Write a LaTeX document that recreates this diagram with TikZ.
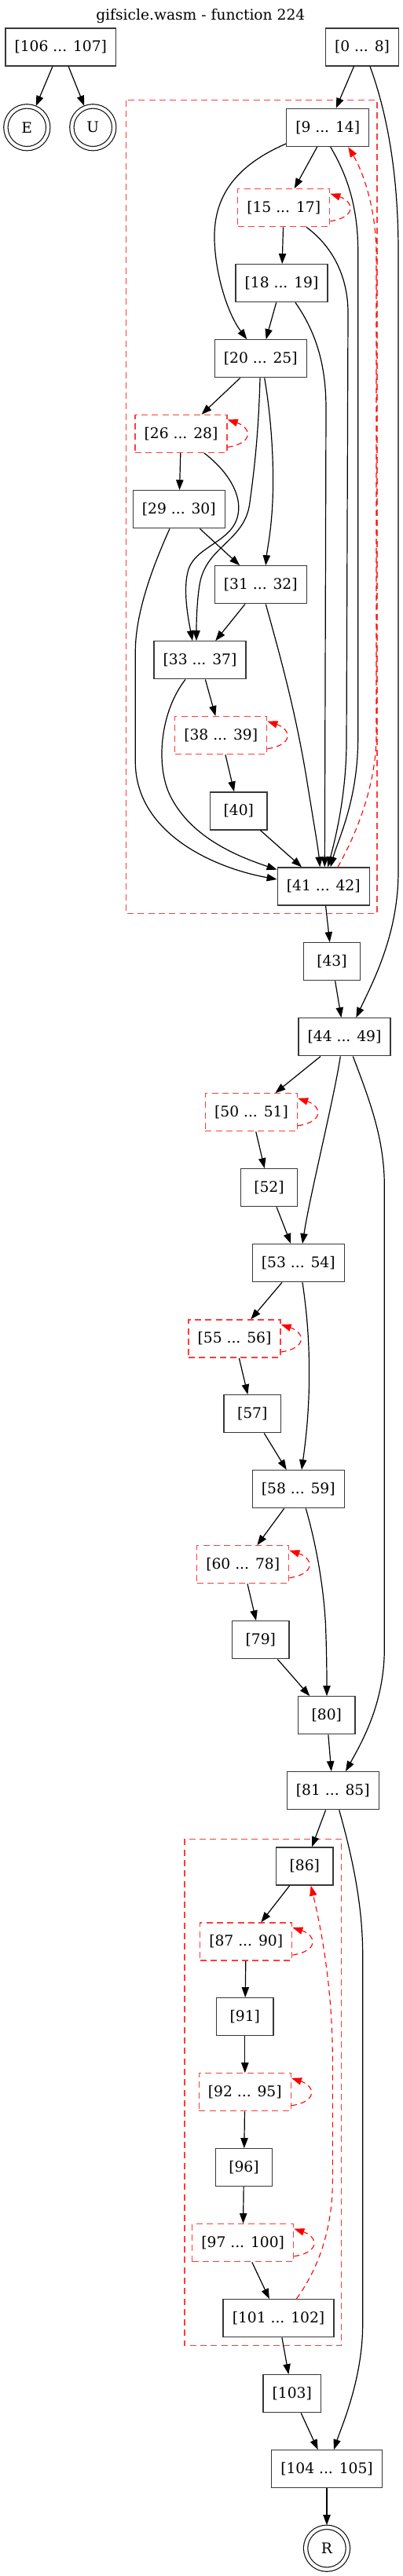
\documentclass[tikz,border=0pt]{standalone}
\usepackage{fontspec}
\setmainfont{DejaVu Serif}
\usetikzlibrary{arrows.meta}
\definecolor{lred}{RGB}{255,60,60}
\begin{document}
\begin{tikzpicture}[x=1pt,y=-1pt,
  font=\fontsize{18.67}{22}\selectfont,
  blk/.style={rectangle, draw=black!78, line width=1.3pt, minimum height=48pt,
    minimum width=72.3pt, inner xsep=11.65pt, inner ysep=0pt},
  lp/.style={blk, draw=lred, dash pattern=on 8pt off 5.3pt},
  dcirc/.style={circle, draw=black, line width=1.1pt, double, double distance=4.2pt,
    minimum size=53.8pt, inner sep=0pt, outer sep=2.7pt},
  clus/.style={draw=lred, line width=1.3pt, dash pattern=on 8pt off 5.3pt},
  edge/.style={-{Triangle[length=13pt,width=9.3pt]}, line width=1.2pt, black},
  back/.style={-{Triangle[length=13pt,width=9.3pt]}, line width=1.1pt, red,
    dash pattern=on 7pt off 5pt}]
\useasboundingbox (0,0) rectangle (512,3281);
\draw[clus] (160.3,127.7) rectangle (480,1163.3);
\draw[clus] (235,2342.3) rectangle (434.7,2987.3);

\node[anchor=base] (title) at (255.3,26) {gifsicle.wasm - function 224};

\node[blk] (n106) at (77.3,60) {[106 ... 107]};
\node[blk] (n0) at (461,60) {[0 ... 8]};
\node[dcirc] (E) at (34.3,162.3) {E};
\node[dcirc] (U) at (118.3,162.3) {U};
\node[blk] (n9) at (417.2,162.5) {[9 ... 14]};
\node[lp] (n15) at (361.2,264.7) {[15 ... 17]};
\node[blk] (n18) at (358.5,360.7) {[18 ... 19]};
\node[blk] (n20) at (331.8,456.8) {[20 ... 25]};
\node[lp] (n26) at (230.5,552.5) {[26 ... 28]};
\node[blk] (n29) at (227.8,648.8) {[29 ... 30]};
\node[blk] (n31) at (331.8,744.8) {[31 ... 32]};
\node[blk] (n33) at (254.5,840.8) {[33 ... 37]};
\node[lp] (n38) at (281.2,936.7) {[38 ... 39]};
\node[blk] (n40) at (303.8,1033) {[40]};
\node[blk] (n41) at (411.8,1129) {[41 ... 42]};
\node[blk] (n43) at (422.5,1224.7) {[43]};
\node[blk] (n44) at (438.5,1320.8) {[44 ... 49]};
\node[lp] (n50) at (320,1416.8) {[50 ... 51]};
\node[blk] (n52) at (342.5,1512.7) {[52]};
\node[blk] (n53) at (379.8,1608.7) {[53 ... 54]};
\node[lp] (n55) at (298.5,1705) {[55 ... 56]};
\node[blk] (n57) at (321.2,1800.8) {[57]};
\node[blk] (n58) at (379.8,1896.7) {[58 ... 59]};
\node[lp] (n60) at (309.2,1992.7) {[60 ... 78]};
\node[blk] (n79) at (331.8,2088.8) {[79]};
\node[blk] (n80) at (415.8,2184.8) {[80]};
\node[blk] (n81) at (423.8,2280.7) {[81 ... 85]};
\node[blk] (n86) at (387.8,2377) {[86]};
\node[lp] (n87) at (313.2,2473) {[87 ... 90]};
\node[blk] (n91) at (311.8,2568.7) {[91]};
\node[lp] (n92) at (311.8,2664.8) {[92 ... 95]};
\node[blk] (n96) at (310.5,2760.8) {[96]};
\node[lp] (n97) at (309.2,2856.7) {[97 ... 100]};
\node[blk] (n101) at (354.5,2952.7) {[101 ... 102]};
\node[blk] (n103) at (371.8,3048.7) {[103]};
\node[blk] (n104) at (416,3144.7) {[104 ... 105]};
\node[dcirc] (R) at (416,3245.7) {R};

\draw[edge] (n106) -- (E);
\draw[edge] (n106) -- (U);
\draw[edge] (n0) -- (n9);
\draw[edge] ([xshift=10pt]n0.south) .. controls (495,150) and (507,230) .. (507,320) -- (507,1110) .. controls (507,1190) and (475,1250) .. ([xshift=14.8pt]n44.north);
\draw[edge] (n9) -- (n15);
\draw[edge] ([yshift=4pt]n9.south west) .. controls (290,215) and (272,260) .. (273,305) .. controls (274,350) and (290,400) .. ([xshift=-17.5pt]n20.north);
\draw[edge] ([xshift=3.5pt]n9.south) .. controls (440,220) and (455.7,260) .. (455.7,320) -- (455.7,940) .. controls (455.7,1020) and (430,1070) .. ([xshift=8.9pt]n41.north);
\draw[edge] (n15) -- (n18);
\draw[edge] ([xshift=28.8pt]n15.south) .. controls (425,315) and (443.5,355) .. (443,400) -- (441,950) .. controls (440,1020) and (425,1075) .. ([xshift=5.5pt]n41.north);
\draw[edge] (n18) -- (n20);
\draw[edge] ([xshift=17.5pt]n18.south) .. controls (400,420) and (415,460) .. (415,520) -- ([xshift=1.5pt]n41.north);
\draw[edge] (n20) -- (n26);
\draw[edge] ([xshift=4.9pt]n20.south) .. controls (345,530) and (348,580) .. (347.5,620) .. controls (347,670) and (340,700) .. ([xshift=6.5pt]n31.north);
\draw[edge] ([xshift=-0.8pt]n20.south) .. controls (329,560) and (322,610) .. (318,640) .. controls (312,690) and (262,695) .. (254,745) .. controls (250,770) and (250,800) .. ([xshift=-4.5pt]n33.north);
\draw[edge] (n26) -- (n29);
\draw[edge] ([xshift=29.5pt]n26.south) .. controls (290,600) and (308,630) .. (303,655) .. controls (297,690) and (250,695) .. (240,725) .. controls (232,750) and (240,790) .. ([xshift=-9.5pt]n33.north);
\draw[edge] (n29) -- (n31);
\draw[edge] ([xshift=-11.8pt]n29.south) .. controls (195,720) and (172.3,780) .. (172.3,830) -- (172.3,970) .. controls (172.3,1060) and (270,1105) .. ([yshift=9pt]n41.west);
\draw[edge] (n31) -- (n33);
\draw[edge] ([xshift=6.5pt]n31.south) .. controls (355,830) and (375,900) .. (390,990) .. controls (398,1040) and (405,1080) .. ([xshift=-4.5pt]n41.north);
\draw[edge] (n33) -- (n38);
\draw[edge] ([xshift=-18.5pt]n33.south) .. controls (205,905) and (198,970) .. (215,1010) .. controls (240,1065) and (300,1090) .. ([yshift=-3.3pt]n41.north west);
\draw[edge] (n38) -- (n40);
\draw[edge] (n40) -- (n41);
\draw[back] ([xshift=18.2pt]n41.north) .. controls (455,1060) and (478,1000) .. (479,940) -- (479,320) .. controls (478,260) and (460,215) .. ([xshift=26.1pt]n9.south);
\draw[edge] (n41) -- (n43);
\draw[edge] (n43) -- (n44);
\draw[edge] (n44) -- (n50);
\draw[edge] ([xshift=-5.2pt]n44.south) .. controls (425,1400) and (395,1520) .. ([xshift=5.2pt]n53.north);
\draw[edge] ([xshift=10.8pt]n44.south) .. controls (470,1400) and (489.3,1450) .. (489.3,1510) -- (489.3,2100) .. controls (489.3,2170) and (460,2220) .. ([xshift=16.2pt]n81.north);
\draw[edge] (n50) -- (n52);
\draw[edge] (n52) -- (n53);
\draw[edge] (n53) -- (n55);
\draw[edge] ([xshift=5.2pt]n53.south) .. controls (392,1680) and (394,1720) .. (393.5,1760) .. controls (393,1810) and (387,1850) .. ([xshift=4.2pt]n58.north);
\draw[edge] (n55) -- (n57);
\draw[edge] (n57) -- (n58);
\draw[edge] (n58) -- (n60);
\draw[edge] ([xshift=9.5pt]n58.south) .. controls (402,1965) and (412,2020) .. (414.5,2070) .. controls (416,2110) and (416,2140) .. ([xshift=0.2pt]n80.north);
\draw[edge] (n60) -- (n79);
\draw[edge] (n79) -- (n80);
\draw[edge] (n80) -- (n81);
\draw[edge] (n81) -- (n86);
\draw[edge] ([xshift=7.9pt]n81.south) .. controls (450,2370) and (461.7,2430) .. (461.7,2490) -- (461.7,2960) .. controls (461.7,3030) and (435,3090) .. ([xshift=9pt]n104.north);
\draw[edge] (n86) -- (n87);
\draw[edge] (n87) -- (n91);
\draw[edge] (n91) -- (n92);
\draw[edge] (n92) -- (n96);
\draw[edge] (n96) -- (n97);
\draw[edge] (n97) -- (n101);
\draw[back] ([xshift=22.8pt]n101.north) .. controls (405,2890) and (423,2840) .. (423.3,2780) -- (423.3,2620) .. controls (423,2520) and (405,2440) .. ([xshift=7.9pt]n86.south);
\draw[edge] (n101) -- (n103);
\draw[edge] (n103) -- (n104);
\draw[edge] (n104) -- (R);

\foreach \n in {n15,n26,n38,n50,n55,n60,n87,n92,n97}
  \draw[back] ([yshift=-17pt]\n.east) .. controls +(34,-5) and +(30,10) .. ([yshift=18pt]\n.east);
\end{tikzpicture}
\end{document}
--------------------
What is asked:
Without the pictures, please reproduce each line of the listing above exactly, from the first one through the line bearing "(235,2342.3) rectangle (434.7,2987.3);".

Response to the task:
Write a LaTeX document that recreates this diagram with TikZ.
\documentclass[tikz,border=0pt]{standalone}
\usepackage{fontspec}
\setmainfont{DejaVu Serif}
\usetikzlibrary{arrows.meta}
\definecolor{lred}{RGB}{255,60,60}
\begin{document}
\begin{tikzpicture}[x=1pt,y=-1pt,
  font=\fontsize{18.67}{22}\selectfont,
  blk/.style={rectangle, draw=black!78, line width=1.3pt, minimum height=48pt,
    minimum width=72.3pt, inner xsep=11.65pt, inner ysep=0pt},
  lp/.style={blk, draw=lred, dash pattern=on 8pt off 5.3pt},
  dcirc/.style={circle, draw=black, line width=1.1pt, double, double distance=4.2pt,
    minimum size=53.8pt, inner sep=0pt, outer sep=2.7pt},
  clus/.style={draw=lred, line width=1.3pt, dash pattern=on 8pt off 5.3pt},
  edge/.style={-{Triangle[length=13pt,width=9.3pt]}, line width=1.2pt, black},
  back/.style={-{Triangle[length=13pt,width=9.3pt]}, line width=1.1pt, red,
    dash pattern=on 7pt off 5pt}]
\useasboundingbox (0,0) rectangle (512,3281);
\draw[clus] (160.3,127.7) rectangle (480,1163.3);
\draw[clus] (235,2342.3) rectangle (434.7,2987.3);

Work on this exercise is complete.